A little over a year into the Islamic Emirate’s governance, it was clear that there was still some unease with the rapid arrival of the ‘new normal’ in Kabul. Everyone I spoke to in Afghanistan acknowledged that the end of the war was an unequivocally good thing. All agreed that the puppet regime that dissolved a year prior was nothing more than a patronage system buoyed by foreign money, bribes, and corruption – both financial and moral. Everyone had salacious stories to tell about former government officials and bigwigs and their unabashed immorality –– spending ill-gotten gains on properties in Turkey and Dubai while engaging in the most shameful forms of thuggery, abuse, and degeneracy at home. These stories were contrasted with testimonies of the new reality in Kabul. People could now, for example, travel throughout the country as we had without being shaken down for bribes at checkpoints or getting caught in either a NATO or resistance offensive. A sentence or two of perfunctory gratitude for the end of the war, however, almost always gave way to several minutes of gripes and grievances. No one anywhere is ever truly satisfied.

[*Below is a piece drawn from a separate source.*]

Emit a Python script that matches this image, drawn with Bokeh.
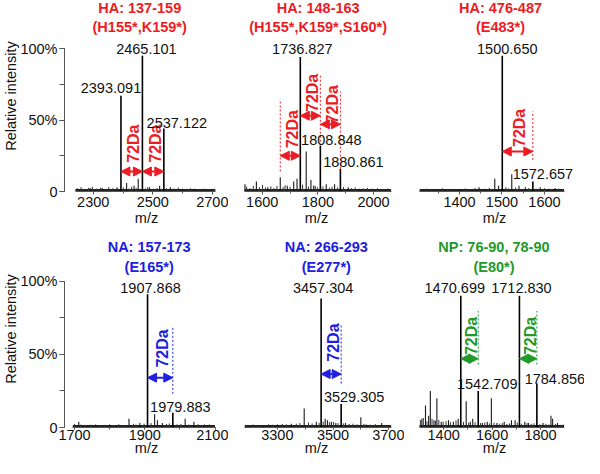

As I write this, eight months post return from Afghanistan, things continue to improve. My contacts there tell me that the growing pains that come with a new regime have lessened with time. Of course, new realities bring new difficulties. Economic issues and border disputes with neighbors, for example, are only exacerbated by an international community that seeks to punish Afghans for daring to want peace, prosperity; and the independence to carve their own way with the guidance of Islam. God, however, is most Beneficent and Just, and the Afghan people know that well. May He continue to guide Afghanistan, and us all.